I tried something new this when I taught the Chi squared test.  Instead of focusing on the formal procedure that one must follow in order to use the test correctly, I focused on what we were actually DOING when we were doing the test.  As a result my students understood the test much more easily, and I had far fewer questions about how to actually use the test.

First, we talked about the expected values, starting with the sums of the expected values.  See the following table.  Here the "Yes" and "No" refer to whether or the particular person being surveyed watches the TV show Glee.

  Yes, I watch Glee No, I do not watch Glee
Male      100
Female      100
   120  80  200

Essentially this backwards from where I started normally, with the observed values table, because I wanted students to understand how we construct this table, rather than relying on rote memorization of the formulas for the expected values.  I started with this fact, that we have 50%  males and females in our data.  Hence, I said, if gender is independent of our question about Glee, how many males should we expect to answer Yes to the question about Glee?  Students pretty easily came up with 60 males, reasoning that 50% of 120 is 60.  I focused their attention on how what they did to get this answer, and then we filled in the rest of the table.

  Yes, I watch Glee No, I do not watch Glee
Male  60  40  100
Female  60  40  100
   120  80  200

I then set up an observed values table, and filled in the table used way different numbers. I made sure students understand that the previous table represented the expected survey results if Gender wasn’t a factor in people choosing to watch Glee, but that the following table represented our actual survey results.

  Yes, I watch Glee No, I do not watch Glee
Male  25  75  100
Female  95  5  100
   120  80  200

Right away, one of the students said that this second table obviously meant that there was a relationship between Gender and choosing to watch Glee?  The reason he gave, "Well those numbers are way off the expected values."  

I then asked a really important question.  "How much different do they have to be before the results are significantly different than our expected results?"

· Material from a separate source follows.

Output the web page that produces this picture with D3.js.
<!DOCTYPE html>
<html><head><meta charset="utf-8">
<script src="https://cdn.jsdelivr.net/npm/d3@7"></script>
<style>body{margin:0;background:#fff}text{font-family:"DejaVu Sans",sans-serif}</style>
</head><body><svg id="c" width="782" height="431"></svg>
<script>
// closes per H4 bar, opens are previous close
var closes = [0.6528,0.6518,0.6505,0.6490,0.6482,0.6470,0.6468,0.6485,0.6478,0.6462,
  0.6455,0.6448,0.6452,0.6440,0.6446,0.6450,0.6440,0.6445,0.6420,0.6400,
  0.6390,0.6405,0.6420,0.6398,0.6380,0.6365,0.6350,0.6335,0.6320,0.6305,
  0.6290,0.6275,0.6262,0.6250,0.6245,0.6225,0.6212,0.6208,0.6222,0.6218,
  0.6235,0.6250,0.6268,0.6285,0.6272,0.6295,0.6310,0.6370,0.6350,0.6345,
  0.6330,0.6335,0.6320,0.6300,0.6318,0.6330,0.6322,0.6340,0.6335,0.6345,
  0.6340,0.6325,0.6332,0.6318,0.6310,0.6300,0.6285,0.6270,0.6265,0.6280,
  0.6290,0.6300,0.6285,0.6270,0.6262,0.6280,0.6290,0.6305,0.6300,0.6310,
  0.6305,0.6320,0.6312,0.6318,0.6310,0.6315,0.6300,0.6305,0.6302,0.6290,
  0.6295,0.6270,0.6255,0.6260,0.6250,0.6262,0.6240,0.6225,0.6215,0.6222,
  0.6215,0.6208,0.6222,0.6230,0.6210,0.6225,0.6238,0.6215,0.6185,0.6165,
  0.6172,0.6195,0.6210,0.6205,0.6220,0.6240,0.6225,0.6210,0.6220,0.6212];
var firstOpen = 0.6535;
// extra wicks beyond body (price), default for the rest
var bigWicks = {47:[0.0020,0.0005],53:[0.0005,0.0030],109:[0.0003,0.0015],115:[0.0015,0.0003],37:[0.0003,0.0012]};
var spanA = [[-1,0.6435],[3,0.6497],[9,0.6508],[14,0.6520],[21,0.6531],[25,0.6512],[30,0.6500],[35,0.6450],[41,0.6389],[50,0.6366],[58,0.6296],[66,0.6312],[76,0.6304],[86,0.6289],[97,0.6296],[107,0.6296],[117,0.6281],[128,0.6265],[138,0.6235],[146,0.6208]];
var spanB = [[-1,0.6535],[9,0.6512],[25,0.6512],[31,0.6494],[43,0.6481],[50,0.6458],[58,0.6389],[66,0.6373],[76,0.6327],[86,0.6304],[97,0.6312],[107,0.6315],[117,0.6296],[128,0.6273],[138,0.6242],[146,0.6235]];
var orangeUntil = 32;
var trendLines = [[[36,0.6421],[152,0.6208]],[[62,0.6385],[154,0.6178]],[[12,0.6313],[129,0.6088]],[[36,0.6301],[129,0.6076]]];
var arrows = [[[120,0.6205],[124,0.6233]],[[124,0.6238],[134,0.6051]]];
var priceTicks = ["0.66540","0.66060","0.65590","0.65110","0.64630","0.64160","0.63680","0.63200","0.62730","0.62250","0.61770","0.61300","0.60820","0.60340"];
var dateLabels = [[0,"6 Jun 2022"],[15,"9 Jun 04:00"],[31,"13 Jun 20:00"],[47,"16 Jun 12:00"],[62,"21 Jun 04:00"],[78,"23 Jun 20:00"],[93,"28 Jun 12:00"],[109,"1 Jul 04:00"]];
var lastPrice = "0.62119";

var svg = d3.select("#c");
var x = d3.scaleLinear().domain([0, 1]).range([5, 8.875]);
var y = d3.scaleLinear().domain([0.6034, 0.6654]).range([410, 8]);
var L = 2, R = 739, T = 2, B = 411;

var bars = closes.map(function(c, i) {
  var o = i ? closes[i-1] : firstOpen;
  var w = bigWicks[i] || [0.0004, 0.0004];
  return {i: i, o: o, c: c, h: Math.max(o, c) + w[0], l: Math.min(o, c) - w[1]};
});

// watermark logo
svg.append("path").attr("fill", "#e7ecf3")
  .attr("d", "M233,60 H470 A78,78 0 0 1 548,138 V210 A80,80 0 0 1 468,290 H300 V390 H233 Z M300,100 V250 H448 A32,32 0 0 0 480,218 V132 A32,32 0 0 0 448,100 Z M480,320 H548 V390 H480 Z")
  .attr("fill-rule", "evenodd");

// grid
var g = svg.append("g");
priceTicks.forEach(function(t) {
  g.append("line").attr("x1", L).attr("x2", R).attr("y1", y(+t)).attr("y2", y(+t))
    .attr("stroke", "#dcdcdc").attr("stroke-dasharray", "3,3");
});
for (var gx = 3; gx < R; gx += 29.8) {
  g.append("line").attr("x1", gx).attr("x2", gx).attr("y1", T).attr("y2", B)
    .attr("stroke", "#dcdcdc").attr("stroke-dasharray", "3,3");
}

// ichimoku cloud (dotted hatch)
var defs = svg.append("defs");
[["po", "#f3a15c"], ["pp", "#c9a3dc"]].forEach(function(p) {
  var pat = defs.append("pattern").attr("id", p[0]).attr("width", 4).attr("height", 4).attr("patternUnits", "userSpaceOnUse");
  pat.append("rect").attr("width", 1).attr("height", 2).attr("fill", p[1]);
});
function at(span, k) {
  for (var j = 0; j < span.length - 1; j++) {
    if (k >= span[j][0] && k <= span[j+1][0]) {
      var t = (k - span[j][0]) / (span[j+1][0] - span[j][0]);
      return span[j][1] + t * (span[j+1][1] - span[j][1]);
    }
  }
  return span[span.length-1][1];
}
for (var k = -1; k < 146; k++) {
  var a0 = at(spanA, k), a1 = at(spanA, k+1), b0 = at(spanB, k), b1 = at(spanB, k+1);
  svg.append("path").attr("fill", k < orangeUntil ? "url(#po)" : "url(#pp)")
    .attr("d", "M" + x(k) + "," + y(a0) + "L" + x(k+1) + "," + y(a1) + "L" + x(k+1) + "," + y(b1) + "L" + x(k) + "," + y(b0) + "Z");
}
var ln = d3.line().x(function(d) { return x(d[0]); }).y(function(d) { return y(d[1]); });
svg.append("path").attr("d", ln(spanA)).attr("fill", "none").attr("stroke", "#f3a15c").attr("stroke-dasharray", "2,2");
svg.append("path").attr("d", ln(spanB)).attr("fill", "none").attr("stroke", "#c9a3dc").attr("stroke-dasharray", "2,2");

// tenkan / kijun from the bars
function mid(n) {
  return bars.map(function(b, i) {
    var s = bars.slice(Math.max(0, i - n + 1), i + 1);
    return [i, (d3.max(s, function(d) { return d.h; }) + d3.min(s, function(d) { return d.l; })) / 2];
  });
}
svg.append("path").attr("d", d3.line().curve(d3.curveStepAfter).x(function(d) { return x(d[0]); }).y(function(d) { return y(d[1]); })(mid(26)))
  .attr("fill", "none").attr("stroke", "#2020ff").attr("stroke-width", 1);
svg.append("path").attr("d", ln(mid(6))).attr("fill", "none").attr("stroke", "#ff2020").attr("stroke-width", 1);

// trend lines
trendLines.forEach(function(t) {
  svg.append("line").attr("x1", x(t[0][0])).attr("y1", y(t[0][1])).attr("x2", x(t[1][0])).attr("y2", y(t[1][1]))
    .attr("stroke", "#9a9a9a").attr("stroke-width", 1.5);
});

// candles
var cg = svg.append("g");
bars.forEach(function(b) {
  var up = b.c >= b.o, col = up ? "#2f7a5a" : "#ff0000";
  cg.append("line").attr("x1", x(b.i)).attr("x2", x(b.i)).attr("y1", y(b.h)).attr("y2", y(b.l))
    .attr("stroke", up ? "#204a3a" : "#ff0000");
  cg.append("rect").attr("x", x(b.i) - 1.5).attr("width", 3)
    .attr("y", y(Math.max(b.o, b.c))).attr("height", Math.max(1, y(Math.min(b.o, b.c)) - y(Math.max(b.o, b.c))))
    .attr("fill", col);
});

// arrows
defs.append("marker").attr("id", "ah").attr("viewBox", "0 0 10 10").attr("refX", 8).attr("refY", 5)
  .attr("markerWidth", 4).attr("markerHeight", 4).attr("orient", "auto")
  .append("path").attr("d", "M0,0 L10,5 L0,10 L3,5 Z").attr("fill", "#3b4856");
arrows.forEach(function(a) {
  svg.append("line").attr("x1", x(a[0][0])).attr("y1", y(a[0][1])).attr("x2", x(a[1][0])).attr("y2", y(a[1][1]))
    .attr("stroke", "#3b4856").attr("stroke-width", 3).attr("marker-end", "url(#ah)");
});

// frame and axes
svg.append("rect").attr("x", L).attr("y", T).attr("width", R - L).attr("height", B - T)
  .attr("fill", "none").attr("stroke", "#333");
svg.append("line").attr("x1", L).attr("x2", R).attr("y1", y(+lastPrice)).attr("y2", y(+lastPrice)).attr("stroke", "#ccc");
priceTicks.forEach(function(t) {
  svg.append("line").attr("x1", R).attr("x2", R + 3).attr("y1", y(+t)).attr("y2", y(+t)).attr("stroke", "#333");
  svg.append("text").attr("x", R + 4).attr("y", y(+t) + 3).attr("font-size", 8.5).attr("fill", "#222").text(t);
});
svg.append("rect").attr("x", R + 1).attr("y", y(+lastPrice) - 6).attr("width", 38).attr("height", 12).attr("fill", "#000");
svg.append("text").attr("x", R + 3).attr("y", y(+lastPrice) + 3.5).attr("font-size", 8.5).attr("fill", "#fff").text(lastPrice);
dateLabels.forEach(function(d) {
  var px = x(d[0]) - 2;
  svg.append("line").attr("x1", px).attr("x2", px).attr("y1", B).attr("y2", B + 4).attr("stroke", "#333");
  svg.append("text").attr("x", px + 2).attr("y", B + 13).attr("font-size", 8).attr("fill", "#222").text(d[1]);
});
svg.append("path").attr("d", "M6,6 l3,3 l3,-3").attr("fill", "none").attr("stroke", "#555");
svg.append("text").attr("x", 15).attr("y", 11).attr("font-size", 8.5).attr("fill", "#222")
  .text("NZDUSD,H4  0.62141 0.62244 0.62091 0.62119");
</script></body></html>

Students realized that we’d probably want to start by subtracting our two sets of information like so.

O E O – E
25 60 -35
75 40 35
95 60 35
5 40 -35

I pointed out that we don’t really care if the difference is positive or negative, since either way the results are "way off" if the difference is big.  So we squared the observed minus the expected values to make the answer positive. Note that we haven’t really done much work with absolute value, so I chose to ignore it for this example, which helped make my case for the calculation, but probably needs some discussion.

O E O – E (O – E)2
25 60 -35 1225
75 40 35 1225
95 60 35 1225
5 40 -35 1225

Next I pointed out that the numbers were too big, and that I wanted to be able to make a comparison between the size of the difference between observed and expected values in one chart with the size of the same type of difference in another chart.  Normalization (which is not a word I used with the students) is a useful way to do this, and hence we want to divide by the expected values.

O E O – E (O – E)2 (O – E)2/E
25 60 -35 1225 20.42
75 40 35 1225 30.63
95 60 35 1225 20.42
5 40 -35 1225 30.63

Someone noticed that this was a bunch of different numbers and that it would be more useful if we had a single number, so I suggested adding up all of these normalized differences.  This number, I labelled as Χ2calculated and we had our result.  Note that my objective here was not to formalize the calculation, but more to justify the calculation informally, so that the students would feel like the understood what they were doing.

From there the rest of the lesson was relatively easy, we had a discussion about how to compare Χresults which led to the table of critical values, and with this table I introduced the notion of degrees of freedom.  I didn’t try to explain why the critical values tend to increase with the degrees of freedom or with the significance level, but the students were okay with these additional steps because the initial calculation, and reasons for the calculation made a lot more sense.  I was able to talk about the test at a deeper level than I had before, and when the students came time to actually practicing the calculation themselves, they had a lot fewer difficulties than I had anticipated.

One observation a student had was, "Using those list operations you taught us on the calculator sure would make this a lot easier," and a bunch of the students had an "Aha!" moment as they realized why I bothered to show them how to do the list operations on their calculator.

The essential difference in teaching here was using a conceptual framework versus my old method of rote memorization of the process.  I think I know which way I’ll try in the future, even with something which seems so mechanical in nature.